▶ **WORK TO BE COMPLETED**: Write out exactly the lines of the entries below from the one holding "Convert this chart" to the one holding "plt.rcParams['font.family'] = ['DejaVu Sans']", inclusive, and leave out all other lines.

▶ **ROWS**:
==============================
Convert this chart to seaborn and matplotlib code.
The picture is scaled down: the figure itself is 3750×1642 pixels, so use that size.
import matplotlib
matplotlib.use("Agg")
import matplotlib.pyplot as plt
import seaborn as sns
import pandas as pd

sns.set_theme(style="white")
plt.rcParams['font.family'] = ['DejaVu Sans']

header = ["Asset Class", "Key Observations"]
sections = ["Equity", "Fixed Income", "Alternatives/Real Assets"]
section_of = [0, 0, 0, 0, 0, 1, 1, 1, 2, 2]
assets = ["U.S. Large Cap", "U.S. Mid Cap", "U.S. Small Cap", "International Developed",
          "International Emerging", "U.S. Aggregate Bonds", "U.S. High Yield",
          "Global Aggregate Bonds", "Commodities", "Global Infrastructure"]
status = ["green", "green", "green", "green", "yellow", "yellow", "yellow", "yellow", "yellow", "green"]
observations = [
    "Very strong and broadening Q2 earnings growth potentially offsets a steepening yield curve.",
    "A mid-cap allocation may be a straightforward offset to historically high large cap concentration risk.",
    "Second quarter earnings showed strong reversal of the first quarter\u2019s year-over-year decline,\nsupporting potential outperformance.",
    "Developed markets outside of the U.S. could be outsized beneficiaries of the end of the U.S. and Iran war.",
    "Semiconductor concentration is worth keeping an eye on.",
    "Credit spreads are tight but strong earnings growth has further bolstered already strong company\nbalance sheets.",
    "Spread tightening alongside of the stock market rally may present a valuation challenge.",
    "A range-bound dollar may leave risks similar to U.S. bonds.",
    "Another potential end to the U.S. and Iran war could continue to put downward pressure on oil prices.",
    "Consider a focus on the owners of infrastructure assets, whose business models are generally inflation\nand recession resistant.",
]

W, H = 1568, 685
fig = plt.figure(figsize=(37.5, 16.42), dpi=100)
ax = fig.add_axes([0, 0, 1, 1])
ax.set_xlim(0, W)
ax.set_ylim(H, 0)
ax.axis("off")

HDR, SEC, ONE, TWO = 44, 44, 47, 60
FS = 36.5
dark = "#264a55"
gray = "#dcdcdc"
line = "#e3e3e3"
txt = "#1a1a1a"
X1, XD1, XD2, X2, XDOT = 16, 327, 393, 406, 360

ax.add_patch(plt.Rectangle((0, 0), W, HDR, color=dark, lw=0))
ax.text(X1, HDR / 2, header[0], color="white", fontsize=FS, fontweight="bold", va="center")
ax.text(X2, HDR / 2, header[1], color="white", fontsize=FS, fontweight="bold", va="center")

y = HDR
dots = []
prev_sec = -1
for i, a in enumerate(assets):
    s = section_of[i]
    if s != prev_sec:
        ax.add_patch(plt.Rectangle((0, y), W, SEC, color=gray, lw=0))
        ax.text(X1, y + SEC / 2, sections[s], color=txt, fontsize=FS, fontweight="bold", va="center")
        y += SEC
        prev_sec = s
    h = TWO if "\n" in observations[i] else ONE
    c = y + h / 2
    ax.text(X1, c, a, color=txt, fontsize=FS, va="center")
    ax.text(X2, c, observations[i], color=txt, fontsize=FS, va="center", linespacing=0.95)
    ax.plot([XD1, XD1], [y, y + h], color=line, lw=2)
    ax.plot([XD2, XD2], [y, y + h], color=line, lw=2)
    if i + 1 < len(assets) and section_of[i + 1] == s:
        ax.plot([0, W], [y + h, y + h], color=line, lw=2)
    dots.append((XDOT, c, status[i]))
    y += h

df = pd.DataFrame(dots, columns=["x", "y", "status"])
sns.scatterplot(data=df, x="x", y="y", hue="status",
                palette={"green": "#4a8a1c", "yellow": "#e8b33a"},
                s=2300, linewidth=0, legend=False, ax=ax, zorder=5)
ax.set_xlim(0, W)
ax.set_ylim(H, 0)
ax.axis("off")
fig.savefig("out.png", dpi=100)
==============================
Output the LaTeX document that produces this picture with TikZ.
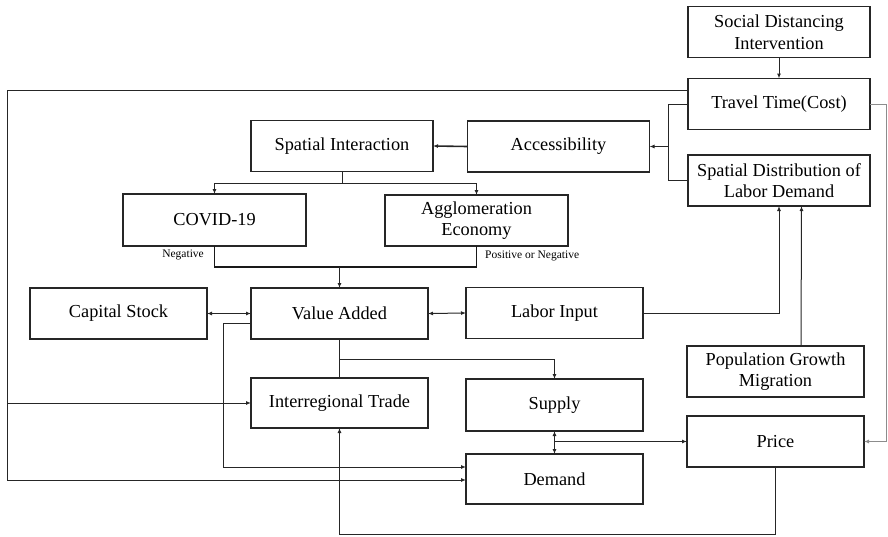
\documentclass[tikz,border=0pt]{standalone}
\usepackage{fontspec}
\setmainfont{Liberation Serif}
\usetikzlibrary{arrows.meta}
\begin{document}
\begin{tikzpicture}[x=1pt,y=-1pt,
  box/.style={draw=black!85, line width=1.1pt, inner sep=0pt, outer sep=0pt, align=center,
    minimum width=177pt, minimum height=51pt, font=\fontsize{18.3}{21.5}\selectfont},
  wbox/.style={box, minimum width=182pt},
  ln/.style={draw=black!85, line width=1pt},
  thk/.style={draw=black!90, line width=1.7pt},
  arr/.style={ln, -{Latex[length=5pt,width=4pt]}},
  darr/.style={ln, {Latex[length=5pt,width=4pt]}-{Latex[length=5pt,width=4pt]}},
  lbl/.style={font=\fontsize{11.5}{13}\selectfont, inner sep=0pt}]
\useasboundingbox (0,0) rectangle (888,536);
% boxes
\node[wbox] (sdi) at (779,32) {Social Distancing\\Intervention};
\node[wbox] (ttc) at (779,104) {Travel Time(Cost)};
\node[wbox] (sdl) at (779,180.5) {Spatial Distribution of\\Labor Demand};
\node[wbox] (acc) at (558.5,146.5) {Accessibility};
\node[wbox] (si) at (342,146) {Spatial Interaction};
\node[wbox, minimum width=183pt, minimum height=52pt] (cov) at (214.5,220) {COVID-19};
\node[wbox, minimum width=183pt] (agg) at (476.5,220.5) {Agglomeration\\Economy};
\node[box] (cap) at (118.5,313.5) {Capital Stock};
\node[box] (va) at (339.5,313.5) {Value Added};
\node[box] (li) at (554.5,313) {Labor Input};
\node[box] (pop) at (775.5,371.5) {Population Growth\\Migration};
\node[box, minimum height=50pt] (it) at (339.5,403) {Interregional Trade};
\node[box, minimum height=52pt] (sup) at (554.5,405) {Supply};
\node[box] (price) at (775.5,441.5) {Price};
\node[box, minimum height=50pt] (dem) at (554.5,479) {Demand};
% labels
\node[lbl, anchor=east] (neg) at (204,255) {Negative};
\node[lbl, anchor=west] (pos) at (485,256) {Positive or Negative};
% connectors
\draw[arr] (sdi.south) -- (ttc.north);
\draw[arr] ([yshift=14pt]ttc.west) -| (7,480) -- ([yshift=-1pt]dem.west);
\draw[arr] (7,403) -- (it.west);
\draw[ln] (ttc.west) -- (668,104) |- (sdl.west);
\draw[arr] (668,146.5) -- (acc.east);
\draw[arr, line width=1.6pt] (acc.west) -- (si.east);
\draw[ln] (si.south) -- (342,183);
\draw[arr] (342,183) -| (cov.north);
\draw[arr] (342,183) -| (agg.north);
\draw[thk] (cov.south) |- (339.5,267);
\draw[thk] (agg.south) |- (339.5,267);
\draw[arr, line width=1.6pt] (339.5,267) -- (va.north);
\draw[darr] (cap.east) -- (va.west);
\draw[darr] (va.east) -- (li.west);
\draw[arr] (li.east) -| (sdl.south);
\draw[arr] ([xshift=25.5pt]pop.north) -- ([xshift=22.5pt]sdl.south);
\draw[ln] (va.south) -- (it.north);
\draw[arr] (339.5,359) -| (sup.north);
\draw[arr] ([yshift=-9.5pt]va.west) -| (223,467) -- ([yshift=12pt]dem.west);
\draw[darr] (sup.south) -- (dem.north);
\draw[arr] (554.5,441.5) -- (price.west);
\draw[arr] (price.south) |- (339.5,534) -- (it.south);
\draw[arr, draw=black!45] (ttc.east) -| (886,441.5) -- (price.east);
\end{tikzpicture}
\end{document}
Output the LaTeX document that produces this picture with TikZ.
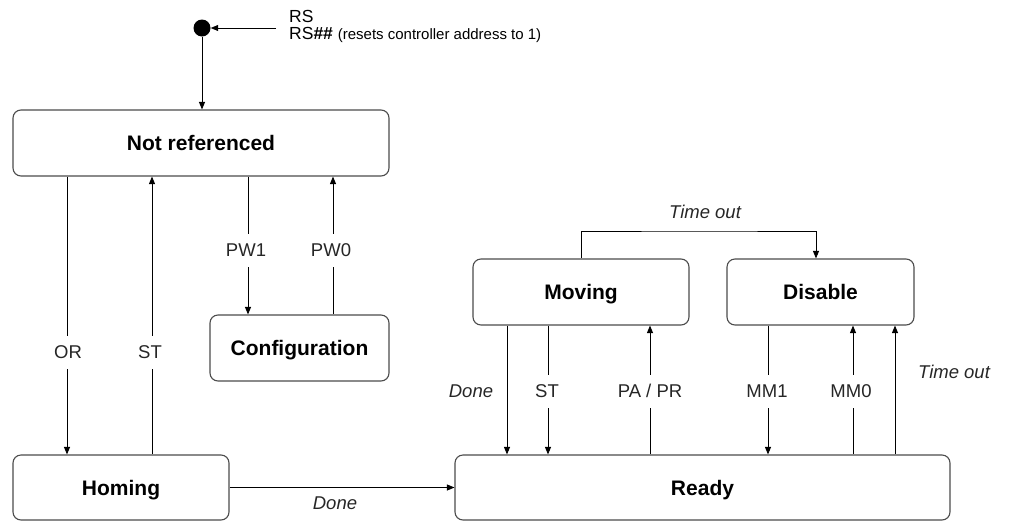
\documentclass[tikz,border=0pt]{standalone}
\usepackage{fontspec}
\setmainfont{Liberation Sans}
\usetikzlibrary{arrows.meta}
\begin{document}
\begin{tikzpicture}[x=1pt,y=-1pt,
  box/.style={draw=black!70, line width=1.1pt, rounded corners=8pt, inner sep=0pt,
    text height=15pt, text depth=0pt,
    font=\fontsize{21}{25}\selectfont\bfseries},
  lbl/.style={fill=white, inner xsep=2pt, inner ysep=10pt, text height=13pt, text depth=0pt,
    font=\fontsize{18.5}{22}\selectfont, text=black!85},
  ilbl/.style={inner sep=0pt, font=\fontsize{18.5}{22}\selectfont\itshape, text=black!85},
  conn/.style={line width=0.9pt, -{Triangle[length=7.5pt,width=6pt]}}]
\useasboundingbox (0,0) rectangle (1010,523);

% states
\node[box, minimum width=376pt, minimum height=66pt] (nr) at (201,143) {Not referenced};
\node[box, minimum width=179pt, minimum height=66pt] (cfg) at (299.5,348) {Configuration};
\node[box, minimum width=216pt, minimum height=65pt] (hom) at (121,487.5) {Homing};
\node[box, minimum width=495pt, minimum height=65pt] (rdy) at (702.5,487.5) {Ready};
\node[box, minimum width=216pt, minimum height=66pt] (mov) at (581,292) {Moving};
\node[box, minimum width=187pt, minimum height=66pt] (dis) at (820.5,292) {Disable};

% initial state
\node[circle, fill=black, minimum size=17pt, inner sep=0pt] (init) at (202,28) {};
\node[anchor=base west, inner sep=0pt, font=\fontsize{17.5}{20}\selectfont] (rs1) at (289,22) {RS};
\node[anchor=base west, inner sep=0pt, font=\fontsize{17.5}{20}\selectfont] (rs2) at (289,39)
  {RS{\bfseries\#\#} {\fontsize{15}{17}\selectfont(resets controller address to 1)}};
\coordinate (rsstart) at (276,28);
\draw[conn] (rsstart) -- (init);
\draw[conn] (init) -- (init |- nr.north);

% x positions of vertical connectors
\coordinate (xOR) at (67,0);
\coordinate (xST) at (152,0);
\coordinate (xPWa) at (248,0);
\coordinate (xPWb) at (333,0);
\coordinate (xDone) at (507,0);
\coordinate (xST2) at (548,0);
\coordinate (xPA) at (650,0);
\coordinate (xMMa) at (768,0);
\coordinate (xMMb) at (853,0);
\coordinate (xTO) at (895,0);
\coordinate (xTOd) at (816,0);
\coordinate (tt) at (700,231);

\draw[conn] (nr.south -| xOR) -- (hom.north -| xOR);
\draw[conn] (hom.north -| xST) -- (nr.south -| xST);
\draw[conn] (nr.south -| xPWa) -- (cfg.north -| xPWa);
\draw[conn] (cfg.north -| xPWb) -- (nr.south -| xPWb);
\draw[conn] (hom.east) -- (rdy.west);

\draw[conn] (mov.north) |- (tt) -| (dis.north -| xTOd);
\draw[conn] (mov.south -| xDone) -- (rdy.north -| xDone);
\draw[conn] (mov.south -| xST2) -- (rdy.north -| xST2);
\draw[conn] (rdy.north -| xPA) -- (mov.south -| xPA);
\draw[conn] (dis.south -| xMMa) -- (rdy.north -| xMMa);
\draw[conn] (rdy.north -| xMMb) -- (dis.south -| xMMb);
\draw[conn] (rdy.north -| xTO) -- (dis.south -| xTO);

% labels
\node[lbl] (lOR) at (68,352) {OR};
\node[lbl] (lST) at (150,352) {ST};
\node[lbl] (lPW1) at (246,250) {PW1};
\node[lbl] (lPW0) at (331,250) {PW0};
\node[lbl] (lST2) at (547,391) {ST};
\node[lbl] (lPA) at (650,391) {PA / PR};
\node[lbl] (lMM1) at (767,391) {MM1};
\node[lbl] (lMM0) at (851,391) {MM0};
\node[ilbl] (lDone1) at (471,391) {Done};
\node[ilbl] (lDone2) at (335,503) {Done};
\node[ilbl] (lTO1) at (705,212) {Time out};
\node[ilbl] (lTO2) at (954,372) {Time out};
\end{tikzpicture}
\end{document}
==============================
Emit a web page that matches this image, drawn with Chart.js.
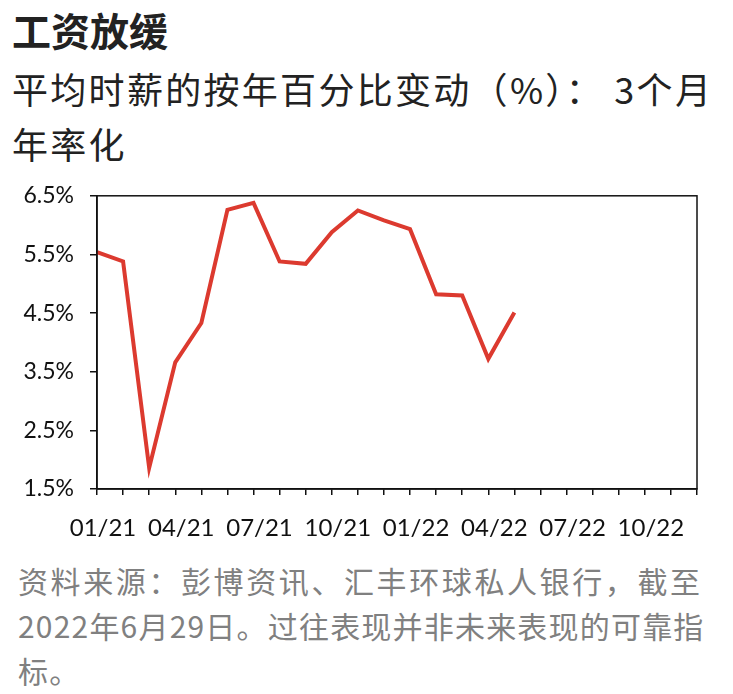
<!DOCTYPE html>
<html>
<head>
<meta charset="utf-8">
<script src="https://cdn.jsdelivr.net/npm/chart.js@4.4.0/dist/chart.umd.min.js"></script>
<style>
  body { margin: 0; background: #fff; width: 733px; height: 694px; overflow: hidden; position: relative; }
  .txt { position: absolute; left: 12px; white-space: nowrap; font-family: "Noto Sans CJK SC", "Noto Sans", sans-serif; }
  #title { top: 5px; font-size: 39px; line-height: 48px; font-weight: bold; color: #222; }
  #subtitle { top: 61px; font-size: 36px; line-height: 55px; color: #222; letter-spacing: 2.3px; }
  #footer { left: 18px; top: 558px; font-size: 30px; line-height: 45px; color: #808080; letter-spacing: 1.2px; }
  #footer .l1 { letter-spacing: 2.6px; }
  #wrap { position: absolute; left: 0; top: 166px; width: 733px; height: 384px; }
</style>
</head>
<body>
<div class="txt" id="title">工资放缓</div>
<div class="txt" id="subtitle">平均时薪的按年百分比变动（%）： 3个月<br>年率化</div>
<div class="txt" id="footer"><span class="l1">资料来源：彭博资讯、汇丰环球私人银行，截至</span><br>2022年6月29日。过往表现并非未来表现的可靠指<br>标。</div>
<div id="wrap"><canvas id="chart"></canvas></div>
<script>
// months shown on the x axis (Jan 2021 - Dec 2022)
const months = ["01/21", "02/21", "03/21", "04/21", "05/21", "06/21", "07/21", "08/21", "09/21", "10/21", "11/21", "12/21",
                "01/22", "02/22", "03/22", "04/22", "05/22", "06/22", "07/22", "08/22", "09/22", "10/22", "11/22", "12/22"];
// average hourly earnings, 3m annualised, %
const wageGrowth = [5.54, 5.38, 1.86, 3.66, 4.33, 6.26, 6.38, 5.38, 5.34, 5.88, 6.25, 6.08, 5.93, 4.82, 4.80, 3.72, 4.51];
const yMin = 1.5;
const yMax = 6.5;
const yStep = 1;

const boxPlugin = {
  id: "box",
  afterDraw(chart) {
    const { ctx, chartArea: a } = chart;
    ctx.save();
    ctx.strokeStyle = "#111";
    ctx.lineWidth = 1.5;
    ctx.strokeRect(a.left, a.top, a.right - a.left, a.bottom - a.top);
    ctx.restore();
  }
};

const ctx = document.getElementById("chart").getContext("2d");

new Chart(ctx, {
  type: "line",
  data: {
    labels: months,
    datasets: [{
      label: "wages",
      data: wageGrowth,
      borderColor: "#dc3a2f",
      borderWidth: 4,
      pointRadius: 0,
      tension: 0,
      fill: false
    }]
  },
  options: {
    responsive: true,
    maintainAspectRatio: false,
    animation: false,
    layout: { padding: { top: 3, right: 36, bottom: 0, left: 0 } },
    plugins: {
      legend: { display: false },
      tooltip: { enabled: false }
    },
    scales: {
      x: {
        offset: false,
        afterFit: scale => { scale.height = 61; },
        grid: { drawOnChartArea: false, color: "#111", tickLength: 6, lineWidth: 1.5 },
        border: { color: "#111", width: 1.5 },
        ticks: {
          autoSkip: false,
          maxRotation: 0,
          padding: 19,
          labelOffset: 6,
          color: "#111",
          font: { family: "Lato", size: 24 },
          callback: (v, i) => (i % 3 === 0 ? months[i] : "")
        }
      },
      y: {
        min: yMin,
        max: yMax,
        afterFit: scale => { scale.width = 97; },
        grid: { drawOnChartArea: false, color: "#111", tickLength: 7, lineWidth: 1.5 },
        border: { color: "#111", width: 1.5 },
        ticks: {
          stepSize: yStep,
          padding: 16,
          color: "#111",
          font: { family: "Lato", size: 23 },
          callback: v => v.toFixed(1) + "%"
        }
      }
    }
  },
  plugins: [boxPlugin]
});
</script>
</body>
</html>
==============================
▶ **WRITTEN SOLUTION**:
Convert this chart to seaborn and matplotlib code.
The picture is scaled down: the figure itself is 3750×1642 pixels, so use that size.
import matplotlib
matplotlib.use("Agg")
import matplotlib.pyplot as plt
import seaborn as sns
import pandas as pd

sns.set_theme(style="white")
plt.rcParams['font.family'] = ['DejaVu Sans']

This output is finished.